LEAD STORY
Volume 3 Number 11
Small Business Mushrooming
01 December 1990

As a crowning insult the local party committee routed a railway branch line straight across the Potoclcis' front lawn.
Antoni Potocki lives with his family in a large house on the outskirts of Krakow. It has a comfortable, settled feel, like the home of a prosperous farmer, an impression reinforced by the outhouses and cultivated plots.

It was a family `seat', at the centre of agricultural estates owned by the Potockis, whose name features prominently in the annals of Polish nobility. But such places were unpopular with the communist authorities. The land was confiscated and their way of life systematically destroyed. As a crowning insult the local party committee routed a railway branch line straight across the Potoclcis' front lawn, within 40 feet of the imposing front portico. Since then they have used the back door only.

These days it is almost a matter of pride to have suffered at the hands of communism. `But it was very hard for my father and grandfather,' admits Potocki, apparently without bitterness. `They were left with no knowledge of how to earn enough money to live in the new circumstances.' The family started a mushroom farm, adapting the old stables to grow tier after tier of mushrooms in horse manure.

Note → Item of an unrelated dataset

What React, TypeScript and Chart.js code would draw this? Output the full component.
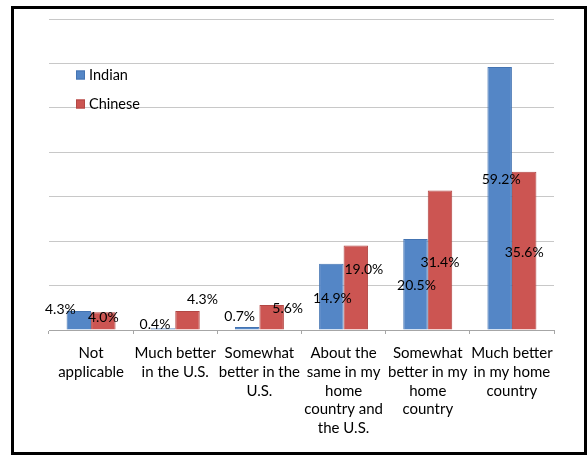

In the 1980s Antoni Potocki played a leading role in the Krakow Industrial Society, promoting free enterprise and Christian values as a basis for Poland's future. For him it was not just theory. Through a tangle of red tape he began importing parts for computers and office equipment, assembling them, and selling them on the starved home market. One of the precious mushroom sheds had to be cleaned and converted for the purpose. Another became a workshop for building modern farm trailers, whenever the steel was available.

Since the ousting of the communist government, Potocki has gone into overdrive and seems to relish every minute. Nurturing his business through economic recession, foreign trips to promote joint ventures, political and family responsibilities - his wife is busy founding an independent school in Krakow - all claim his time.

`Only charlatans have miracle cures,' says Poland's Finance Minister, Leszek Balcerowicz. Yet, he says, he hopes to change people's attitudes towards work. `That is a major reason why we cannot proceed gradually. If we did there would be no impulse to change beliefs and work habits.'

In Krakow the Potockis are proceeding apace.